Instructions for the task:
Retype all material exactly. Pictures stay out of the copy.

◆ ◆ ◆ ◆ ◆ ◆ ◆

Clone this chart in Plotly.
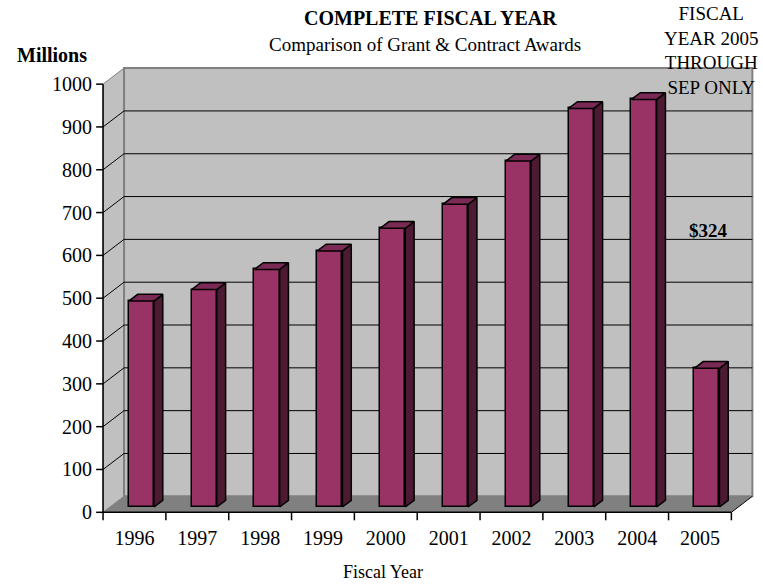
import plotly.graph_objects as go

# ---- data ----
years = ["1996", "1997", "1998", "1999", "2000", "2001", "2002", "2003", "2004", "2005"]
awards = [481, 508, 555, 598, 651, 707, 808, 931, 952, 324]
y_ticks = [0, 100, 200, 300, 400, 500, 600, 700, 800, 900, 1000]
grid_vals = [100, 200, 300, 400, 500, 600, 700, 800, 900]

# ---- pseudo-3D geometry (in data units) ----
DX = 0.334      # depth offset in category units
DY = 37.4       # depth offset in value units
D0, D1 = 0.33, 0.75   # bar depth span (fraction of full depth)
BW = 0.40       # bar width (category units)
N = len(years)
YMAX = 1000

FRONT = "#993366"
SIDE = "#4D1A33"
TOP = "#7A2A55"
WALL = "#C0C0C0"
FLOOR = "#808080"
FONT = "Liberation Serif"

W, H = 763, 584
L, T = 93, 67
R = W - 753.6
B = H - 522.7
PW, PH = W - L - R, H - T - B


def px(x, y):
    return (x - L) / PW, (H - B - y) / PH


shapes = []
# left side wall
shapes.append(dict(type="path", layer="below",
                   path=f"M0,0 L{DX},{DY} L{DX},{YMAX + DY} L0,{YMAX} Z",
                   fillcolor=WALL, line=dict(color="#808080", width=1)))
# back wall
shapes.append(dict(type="rect", layer="below", x0=DX, y0=DY, x1=N + DX, y1=YMAX + DY,
                   fillcolor=WALL, line=dict(color="#808080", width=2)))
# floor
shapes.append(dict(type="path", layer="below",
                   path=f"M0,0 L{N},0 L{N + DX},{DY} L{DX},{DY} Z",
                   fillcolor=FLOOR, line=dict(width=0)))
shapes.append(dict(type="line", layer="below", x0=N, y0=0, x1=N + DX, y1=DY,
                   line=dict(color="black", width=1)))
# gridlines
for v in grid_vals:
    shapes.append(dict(type="line", layer="below", x0=0, y0=v, x1=DX, y1=v + DY,
                       line=dict(color="black", width=1)))
    shapes.append(dict(type="line", layer="below", x0=DX, y0=v + DY, x1=N + DX, y1=v + DY,
                       line=dict(color="black", width=1)))
# axis lines
shapes.append(dict(type="line", x0=0, y0=0, x1=0, y1=YMAX, line=dict(color="black", width=1.5)))
shapes.append(dict(type="line", x0=0, y0=0, x1=N, y1=0, line=dict(color="black", width=1.5)))
# tick marks
for v in y_ticks:
    shapes.append(dict(type="line", x0=-0.11, y0=v, x1=0, y1=v, line=dict(color="black", width=1.5)))
for i in range(N + 1):
    shapes.append(dict(type="line", x0=i, y0=0, x1=i, y1=-18.7, line=dict(color="black", width=1.5)))

fig = go.Figure()

# front faces
centers = [i + 0.5 for i in range(N)]
fig.add_trace(go.Bar(
    x=[c + D0 * DX for c in centers], y=awards, base=[D0 * DY] * N, width=BW,
    marker=dict(color=FRONT, line=dict(color="black", width=1.5)),
    hoverinfo="skip", showlegend=False))

# side and top faces
ddx, ddy = (D1 - D0) * DX, (D1 - D0) * DY
sx, sy, tx, ty = [], [], [], []
for c, v in zip(centers, awards):
    xl = c + D0 * DX - BW / 2
    xr = c + D0 * DX + BW / 2
    yb = D0 * DY
    yt = v + D0 * DY
    sx += [xr, xr + ddx, xr + ddx, xr, xr, None]
    sy += [yb, yb + ddy, yt + ddy, yt, yb, None]
    tx += [xl, xr, xr + ddx, xl + ddx, xl, None]
    ty += [yt, yt, yt + ddy, yt + ddy, yt, None]
fig.add_trace(go.Scatter(x=sx, y=sy, mode="lines", fill="toself", fillcolor=SIDE,
                         line=dict(color="black", width=1.5), hoverinfo="skip", showlegend=False))
fig.add_trace(go.Scatter(x=tx, y=ty, mode="lines", fill="toself", fillcolor=TOP,
                         line=dict(color="black", width=1.5), hoverinfo="skip", showlegend=False))

annotations = []


def add_text(text, xpx, ypx, size, xanchor="center"):
    x, y = px(xpx, ypx)
    annotations.append(dict(text=text, x=x, y=y, xref="paper", yref="paper", showarrow=False,
                            xanchor=xanchor, yanchor="middle",
                            font=dict(family=FONT, size=size, color="black")))


add_text("<b>COMPLETE FISCAL YEAR</b>", 430, 18, 20)
add_text("Comparison of Grant &amp; Contract Awards", 425, 45, 19)
add_text("<b>Millions</b>", 52, 55, 20)
add_text("FISCAL<br>YEAR 2005<br>THROUGH<br>SEP ONLY", 711, 51, 19)
add_text("<b>$324</b>", 708, 230, 19)
add_text("Fiscal Year", 383, 572, 18)

fig.update_layout(
    width=W, height=H,
    margin=dict(l=L, r=R, t=T, b=B, pad=0),
    paper_bgcolor="white", plot_bgcolor="white",
    shapes=shapes, annotations=annotations,
    bargap=0,
    xaxis=dict(range=[-0.16, N + 0.36], showgrid=False, zeroline=False, showline=False,
               tickmode="array", tickvals=centers, ticktext=years, ticks="",
               ticklabelstandoff=1,
               tickfont=dict(family=FONT, size=20, color="black"), fixedrange=True),
    yaxis=dict(range=[-25, 1040], showgrid=False, zeroline=False, showline=False,
               tickmode="array", tickvals=y_ticks, ticks="",
               tickfont=dict(family=FONT, size=20, color="black"), fixedrange=True),
    font=dict(family=FONT, color="black"),
)

# remove the default page margin so the figure fills the window exactly
fig.write_html("out.html", config={"displayModeBar": False},
               post_script="document.body.style.margin='0';document.body.style.overflow='hidden';")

◆ ◆ ◆ ◆ ◆ ◆ ◆

Response to the task:
Clone this chart in Plotly.
import plotly.graph_objects as go

# ---- data ----
years = ["1996", "1997", "1998", "1999", "2000", "2001", "2002", "2003", "2004", "2005"]
awards = [481, 508, 555, 598, 651, 707, 808, 931, 952, 324]
y_ticks = [0, 100, 200, 300, 400, 500, 600, 700, 800, 900, 1000]
grid_vals = [100, 200, 300, 400, 500, 600, 700, 800, 900]

# ---- pseudo-3D geometry (in data units) ----
DX = 0.334      # depth offset in category units
DY = 37.4       # depth offset in value units
D0, D1 = 0.33, 0.75   # bar depth span (fraction of full depth)
BW = 0.40       # bar width (category units)
N = len(years)
YMAX = 1000

FRONT = "#993366"
SIDE = "#4D1A33"
TOP = "#7A2A55"
WALL = "#C0C0C0"
FLOOR = "#808080"
FONT = "Liberation Serif"

W, H = 763, 584
L, T = 93, 67
R = W - 753.6
B = H - 522.7
PW, PH = W - L - R, H - T - B


def px(x, y):
    return (x - L) / PW, (H - B - y) / PH


shapes = []
# left side wall
shapes.append(dict(type="path", layer="below",
                   path=f"M0,0 L{DX},{DY} L{DX},{YMAX + DY} L0,{YMAX} Z",
                   fillcolor=WALL, line=dict(color="#808080", width=1)))
# back wall
shapes.append(dict(type="rect", layer="below", x0=DX, y0=DY, x1=N + DX, y1=YMAX + DY,
                   fillcolor=WALL, line=dict(color="#808080", width=2)))
# floor
shapes.append(dict(type="path", layer="below",
                   path=f"M0,0 L{N},0 L{N + DX},{DY} L{DX},{DY} Z",
                   fillcolor=FLOOR, line=dict(width=0)))
shapes.append(dict(type="line", layer="below", x0=N, y0=0, x1=N + DX, y1=DY,
                   line=dict(color="black", width=1)))
# gridlines
for v in grid_vals:
    shapes.append(dict(type="line", layer="below", x0=0, y0=v, x1=DX, y1=v + DY,
                       line=dict(color="black", width=1)))
    shapes.append(dict(type="line", layer="below", x0=DX, y0=v + DY, x1=N + DX, y1=v + DY,
                       line=dict(color="black", width=1)))
# axis lines
shapes.append(dict(type="line", x0=0, y0=0, x1=0, y1=YMAX, line=dict(color="black", width=1.5)))
shapes.append(dict(type="line", x0=0, y0=0, x1=N, y1=0, line=dict(color="black", width=1.5)))
# tick marks
for v in y_ticks:
    shapes.append(dict(type="line", x0=-0.11, y0=v, x1=0, y1=v, line=dict(color="black", width=1.5)))
for i in range(N + 1):
    shapes.append(dict(type="line", x0=i, y0=0, x1=i, y1=-18.7, line=dict(color="black", width=1.5)))

fig = go.Figure()

# front faces
centers = [i + 0.5 for i in range(N)]
fig.add_trace(go.Bar(
    x=[c + D0 * DX for c in centers], y=awards, base=[D0 * DY] * N, width=BW,
    marker=dict(color=FRONT, line=dict(color="black", width=1.5)),
    hoverinfo="skip", showlegend=False))

# side and top faces
ddx, ddy = (D1 - D0) * DX, (D1 - D0) * DY
sx, sy, tx, ty = [], [], [], []
for c, v in zip(centers, awards):
    xl = c + D0 * DX - BW / 2
    xr = c + D0 * DX + BW / 2
    yb = D0 * DY
    yt = v + D0 * DY
    sx += [xr, xr + ddx, xr + ddx, xr, xr, None]
    sy += [yb, yb + ddy, yt + ddy, yt, yb, None]
    tx += [xl, xr, xr + ddx, xl + ddx, xl, None]
    ty += [yt, yt, yt + ddy, yt + ddy, yt, None]
fig.add_trace(go.Scatter(x=sx, y=sy, mode="lines", fill="toself", fillcolor=SIDE,
                         line=dict(color="black", width=1.5), hoverinfo="skip", showlegend=False))
fig.add_trace(go.Scatter(x=tx, y=ty, mode="lines", fill="toself", fillcolor=TOP,
                         line=dict(color="black", width=1.5), hoverinfo="skip", showlegend=False))

annotations = []


def add_text(text, xpx, ypx, size, xanchor="center"):
    x, y = px(xpx, ypx)
    annotations.append(dict(text=text, x=x, y=y, xref="paper", yref="paper", showarrow=False,
                            xanchor=xanchor, yanchor="middle",
                            font=dict(family=FONT, size=size, color="black")))


add_text("<b>COMPLETE FISCAL YEAR</b>", 430, 18, 20)
add_text("Comparison of Grant &amp; Contract Awards", 425, 45, 19)
add_text("<b>Millions</b>", 52, 55, 20)
add_text("FISCAL<br>YEAR 2005<br>THROUGH<br>SEP ONLY", 711, 51, 19)
add_text("<b>$324</b>", 708, 230, 19)
add_text("Fiscal Year", 383, 572, 18)

fig.update_layout(
    width=W, height=H,
    margin=dict(l=L, r=R, t=T, b=B, pad=0),
    paper_bgcolor="white", plot_bgcolor="white",
    shapes=shapes, annotations=annotations,
    bargap=0,
    xaxis=dict(range=[-0.16, N + 0.36], showgrid=False, zeroline=False, showline=False,
               tickmode="array", tickvals=centers, ticktext=years, ticks="",
               ticklabelstandoff=1,
               tickfont=dict(family=FONT, size=20, color="black"), fixedrange=True),
    yaxis=dict(range=[-25, 1040], showgrid=False, zeroline=False, showline=False,
               tickmode="array", tickvals=y_ticks, ticks="",
               tickfont=dict(family=FONT, size=20, color="black"), fixedrange=True),
    font=dict(family=FONT, color="black"),
)

# remove the default page margin so the figure fills the window exactly
fig.write_html("out.html", config={"displayModeBar": False},
               post_script="document.body.style.margin='0';document.body.style.overflow='hidden';")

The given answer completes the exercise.